About ICCPR

Aim of ICCPR

ICCPR aims to provide an outlet for an interdisciplinary and international exploration of the meaning, function and impact of cultural policies. Cultural policy is understood as the promotion or prohibition of cultural practices and values by governments, corporations, other institutions and individuals.

Such policies may be explicit, in that their objectives are openly described as cultural, or implicit, in that their cultural objectives are concealed or described in other terms. The historical range is not limited to any given period, but the ICCPR is primarily concerned with material that is relevant to the contemporary world and which contributes to a fruitful international exchange of ideas.

ICCPR acknowledges the multiplicity of meanings around the idea of culture and the inter-relationship of these meanings. However, whilst it takes a broad view of culture, encompassing a wide range of signifying practices that include the products of the media, the arts and various forms of government or religious display, ICCPR will attempt to maintain a focus on policies relating to culture as symbolic communication rather than culture in the anthropological sense as ‘a whole way of life’.

ICCPR addresses itself to all those with a serious intellectual interest in how and why different agencies and agents attempt to work on the cultural practices and values of individuals and societies.

Function

The main function of ICCPR is to promote, in association with the International Journal of Cultural Policy, a biennial research conference of high academic standards in different parts of the world.

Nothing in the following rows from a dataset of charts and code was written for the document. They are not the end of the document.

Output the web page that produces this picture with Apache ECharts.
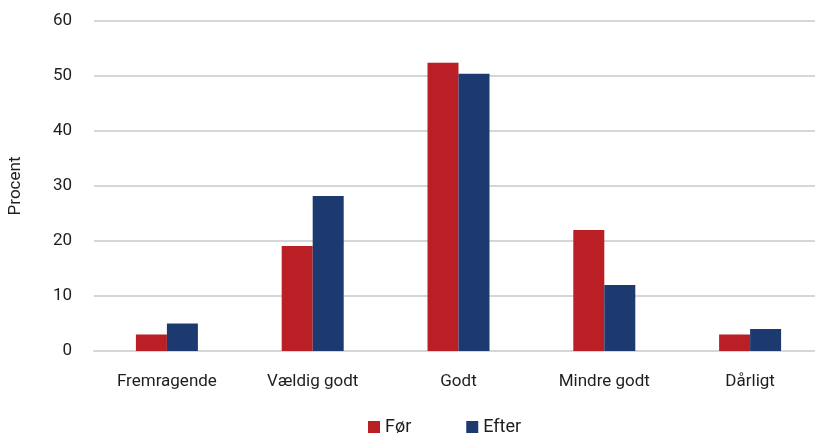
<!DOCTYPE html>
<html>
<head>
<meta charset="utf-8">
<script src="https://cdn.jsdelivr.net/npm/echarts@6/dist/echarts.min.js"></script>
<style>
  html, body { margin: 0; padding: 0; background: #fff; }
  #chart { width: 815px; height: 435px; }
</style>
</head>
<body>
<div id="chart"></div>
<script>
var categories = ['Fremragende', 'Vældig godt', 'Godt', 'Mindre godt', 'Dårligt'];
var forValues = [3, 19.1, 52.4, 22, 3];
var efterValues = [5, 28.2, 50.4, 12, 4];

var myChart = echarts.init(document.getElementById('chart'));

var font = 'Roboto, "Noto Sans", sans-serif';

var option = {
    textStyle: { fontFamily: font },
    grid: { left: 94, width: 729, top: 21, height: 330, outerBoundsMode: 'none' },
    legend: {
        data: ['Før', 'Efter'],
        top: 413,
        left: 363,
        itemWidth: 12,
        itemHeight: 12,
        itemGap: 55,
        icon: 'rect',
        textStyle: { fontSize: 18, color: '#1e1e1e', fontFamily: font }
    },
    xAxis: {
        type: 'category',
        data: categories,
        axisLine: { lineStyle: { color: '#d6d6d6', width: 2 } },
        axisTick: { show: false },
        axisLabel: { fontSize: 17, color: '#1e1e1e', margin: 22 }
    },
    yAxis: {
        type: 'value',
        min: 0,
        max: 60,
        interval: 10,
        name: 'Procent',
        nameLocation: 'middle',
        nameRotate: 90,
        nameGap: 70,
        nameTextStyle: { fontSize: 17, color: '#1e1e1e' },
        axisLine: { show: false },
        axisTick: { show: false },
        axisLabel: { fontSize: 17, color: '#1e1e1e', margin: 22 },
        splitLine: { lineStyle: { color: '#d6d6d6', width: 2 } }
    },
    series: [
        {
            name: 'Før',
            type: 'bar',
            data: forValues,
            barWidth: 31,
            barGap: '0%',
            itemStyle: { color: '#B91F24' }
        },
        {
            name: 'Efter',
            type: 'bar',
            data: efterValues,
            barWidth: 31,
            itemStyle: { color: '#1D3A70' }
        }
    ]
};

myChart.setOption(option);
</script>
</body>
</html>
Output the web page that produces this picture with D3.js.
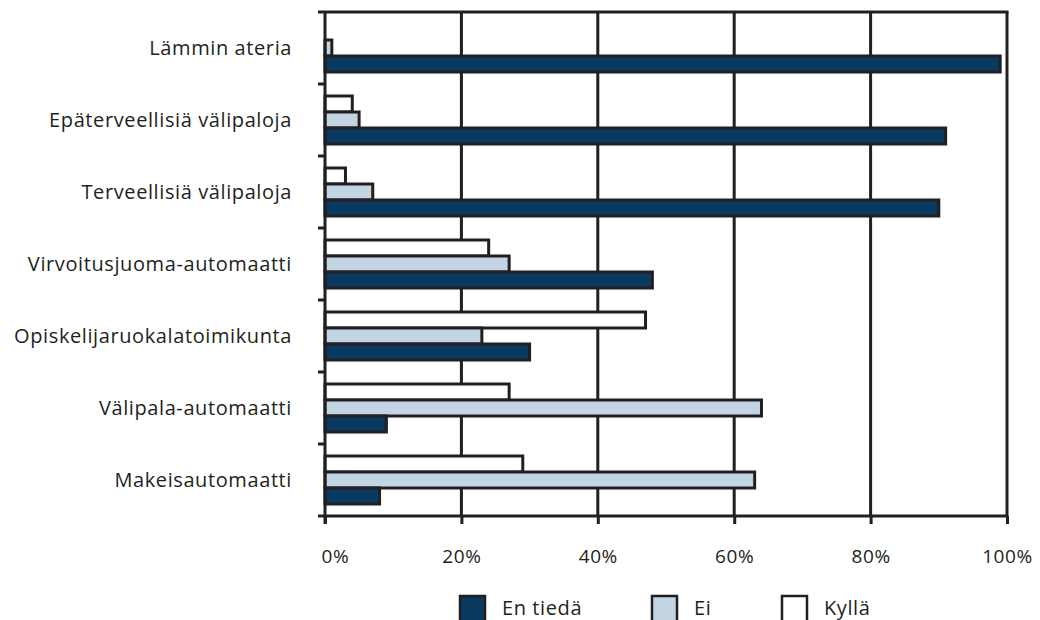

The conference provides an opportunity for researchers to present papers that reflect on cultural policy from any relevant discipline, provided they make an original academic contribution to the field. Proposals for papers are rigorously assessed by at least two members of the Scientific Committee (see below). Papers based on research that is primarily ‘instrumental’ (such as market research) or on research designed for the advocacy of a preconceived institutional position are not normally accepted. This does not exclude applied research of high academic quality, particularly research that advances methodology.